SUPPLIED MATERIAL —
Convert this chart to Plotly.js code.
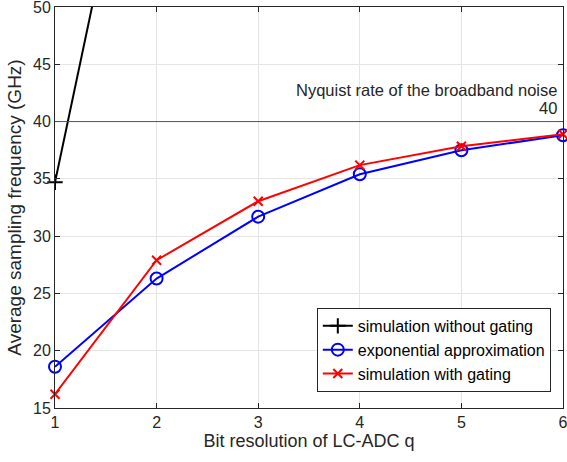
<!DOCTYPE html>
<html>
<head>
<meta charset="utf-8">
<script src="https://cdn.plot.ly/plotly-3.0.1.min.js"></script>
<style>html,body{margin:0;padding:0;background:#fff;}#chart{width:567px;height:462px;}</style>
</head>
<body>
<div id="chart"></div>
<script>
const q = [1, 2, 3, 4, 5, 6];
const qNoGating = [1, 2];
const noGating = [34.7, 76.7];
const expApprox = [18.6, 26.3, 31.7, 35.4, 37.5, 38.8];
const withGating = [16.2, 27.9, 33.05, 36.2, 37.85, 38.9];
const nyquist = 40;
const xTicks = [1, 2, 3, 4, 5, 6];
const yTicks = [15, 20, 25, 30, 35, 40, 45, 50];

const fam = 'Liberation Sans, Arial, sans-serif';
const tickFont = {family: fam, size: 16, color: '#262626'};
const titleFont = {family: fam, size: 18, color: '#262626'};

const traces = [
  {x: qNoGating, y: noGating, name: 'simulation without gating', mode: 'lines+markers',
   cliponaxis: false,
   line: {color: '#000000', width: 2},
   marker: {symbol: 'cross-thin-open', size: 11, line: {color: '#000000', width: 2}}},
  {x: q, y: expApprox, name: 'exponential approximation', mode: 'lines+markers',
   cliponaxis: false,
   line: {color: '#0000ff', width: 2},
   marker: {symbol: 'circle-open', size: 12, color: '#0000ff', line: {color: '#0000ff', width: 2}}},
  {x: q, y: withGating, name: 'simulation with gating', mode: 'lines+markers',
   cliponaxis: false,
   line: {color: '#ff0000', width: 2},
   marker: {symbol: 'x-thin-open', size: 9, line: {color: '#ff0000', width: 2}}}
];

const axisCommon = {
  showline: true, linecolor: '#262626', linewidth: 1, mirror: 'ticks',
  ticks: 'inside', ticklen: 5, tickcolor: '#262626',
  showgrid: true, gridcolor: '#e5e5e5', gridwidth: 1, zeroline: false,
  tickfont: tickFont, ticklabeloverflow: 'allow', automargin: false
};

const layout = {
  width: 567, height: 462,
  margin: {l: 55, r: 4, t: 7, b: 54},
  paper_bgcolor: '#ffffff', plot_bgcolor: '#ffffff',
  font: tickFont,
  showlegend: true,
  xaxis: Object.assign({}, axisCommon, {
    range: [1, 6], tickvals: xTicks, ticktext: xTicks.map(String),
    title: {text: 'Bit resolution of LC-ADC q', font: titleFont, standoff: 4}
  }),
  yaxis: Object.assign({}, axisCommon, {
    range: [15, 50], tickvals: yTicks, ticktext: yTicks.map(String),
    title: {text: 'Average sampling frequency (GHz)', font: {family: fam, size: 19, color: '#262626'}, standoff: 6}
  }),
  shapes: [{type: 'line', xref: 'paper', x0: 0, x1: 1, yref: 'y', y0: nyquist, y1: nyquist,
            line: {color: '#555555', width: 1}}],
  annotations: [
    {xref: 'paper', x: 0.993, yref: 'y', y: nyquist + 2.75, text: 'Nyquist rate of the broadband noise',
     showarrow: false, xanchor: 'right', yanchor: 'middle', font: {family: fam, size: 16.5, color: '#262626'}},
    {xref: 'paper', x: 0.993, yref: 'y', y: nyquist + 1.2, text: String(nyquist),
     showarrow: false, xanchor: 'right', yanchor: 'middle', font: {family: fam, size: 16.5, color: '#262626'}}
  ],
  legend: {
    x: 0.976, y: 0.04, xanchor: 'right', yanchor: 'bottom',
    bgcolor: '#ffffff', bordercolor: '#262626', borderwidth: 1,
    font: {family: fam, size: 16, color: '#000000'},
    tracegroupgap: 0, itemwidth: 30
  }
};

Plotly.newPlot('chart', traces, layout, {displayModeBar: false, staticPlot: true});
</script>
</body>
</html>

CHALLENGE — Make an exact copy of the data, leaving its pictures out.

RESPONSE FOR THIS EXERCISE —
Convert this chart to Plotly.js code.
<!DOCTYPE html>
<html>
<head>
<meta charset="utf-8">
<script src="https://cdn.plot.ly/plotly-3.0.1.min.js"></script>
<style>html,body{margin:0;padding:0;background:#fff;}#chart{width:567px;height:462px;}</style>
</head>
<body>
<div id="chart"></div>
<script>
const q = [1, 2, 3, 4, 5, 6];
const qNoGating = [1, 2];
const noGating = [34.7, 76.7];
const expApprox = [18.6, 26.3, 31.7, 35.4, 37.5, 38.8];
const withGating = [16.2, 27.9, 33.05, 36.2, 37.85, 38.9];
const nyquist = 40;
const xTicks = [1, 2, 3, 4, 5, 6];
const yTicks = [15, 20, 25, 30, 35, 40, 45, 50];

const fam = 'Liberation Sans, Arial, sans-serif';
const tickFont = {family: fam, size: 16, color: '#262626'};
const titleFont = {family: fam, size: 18, color: '#262626'};

const traces = [
  {x: qNoGating, y: noGating, name: 'simulation without gating', mode: 'lines+markers',
   cliponaxis: false,
   line: {color: '#000000', width: 2},
   marker: {symbol: 'cross-thin-open', size: 11, line: {color: '#000000', width: 2}}},
  {x: q, y: expApprox, name: 'exponential approximation', mode: 'lines+markers',
   cliponaxis: false,
   line: {color: '#0000ff', width: 2},
   marker: {symbol: 'circle-open', size: 12, color: '#0000ff', line: {color: '#0000ff', width: 2}}},
  {x: q, y: withGating, name: 'simulation with gating', mode: 'lines+markers',
   cliponaxis: false,
   line: {color: '#ff0000', width: 2},
   marker: {symbol: 'x-thin-open', size: 9, line: {color: '#ff0000', width: 2}}}
];

const axisCommon = {
  showline: true, linecolor: '#262626', linewidth: 1, mirror: 'ticks',
  ticks: 'inside', ticklen: 5, tickcolor: '#262626',
  showgrid: true, gridcolor: '#e5e5e5', gridwidth: 1, zeroline: false,
  tickfont: tickFont, ticklabeloverflow: 'allow', automargin: false
};

const layout = {
  width: 567, height: 462,
  margin: {l: 55, r: 4, t: 7, b: 54},
  paper_bgcolor: '#ffffff', plot_bgcolor: '#ffffff',
  font: tickFont,
  showlegend: true,
  xaxis: Object.assign({}, axisCommon, {
    range: [1, 6], tickvals: xTicks, ticktext: xTicks.map(String),
    title: {text: 'Bit resolution of LC-ADC q', font: titleFont, standoff: 4}
  }),
  yaxis: Object.assign({}, axisCommon, {
    range: [15, 50], tickvals: yTicks, ticktext: yTicks.map(String),
    title: {text: 'Average sampling frequency (GHz)', font: {family: fam, size: 19, color: '#262626'}, standoff: 6}
  }),
  shapes: [{type: 'line', xref: 'paper', x0: 0, x1: 1, yref: 'y', y0: nyquist, y1: nyquist,
            line: {color: '#555555', width: 1}}],
  annotations: [
    {xref: 'paper', x: 0.993, yref: 'y', y: nyquist + 2.75, text: 'Nyquist rate of the broadband noise',
     showarrow: false, xanchor: 'right', yanchor: 'middle', font: {family: fam, size: 16.5, color: '#262626'}},
    {xref: 'paper', x: 0.993, yref: 'y', y: nyquist + 1.2, text: String(nyquist),
     showarrow: false, xanchor: 'right', yanchor: 'middle', font: {family: fam, size: 16.5, color: '#262626'}}
  ],
  legend: {
    x: 0.976, y: 0.04, xanchor: 'right', yanchor: 'bottom',
    bgcolor: '#ffffff', bordercolor: '#262626', borderwidth: 1,
    font: {family: fam, size: 16, color: '#000000'},
    tracegroupgap: 0, itemwidth: 30
  }
};

Plotly.newPlot('chart', traces, layout, {displayModeBar: false, staticPlot: true});
</script>
</body>
</html>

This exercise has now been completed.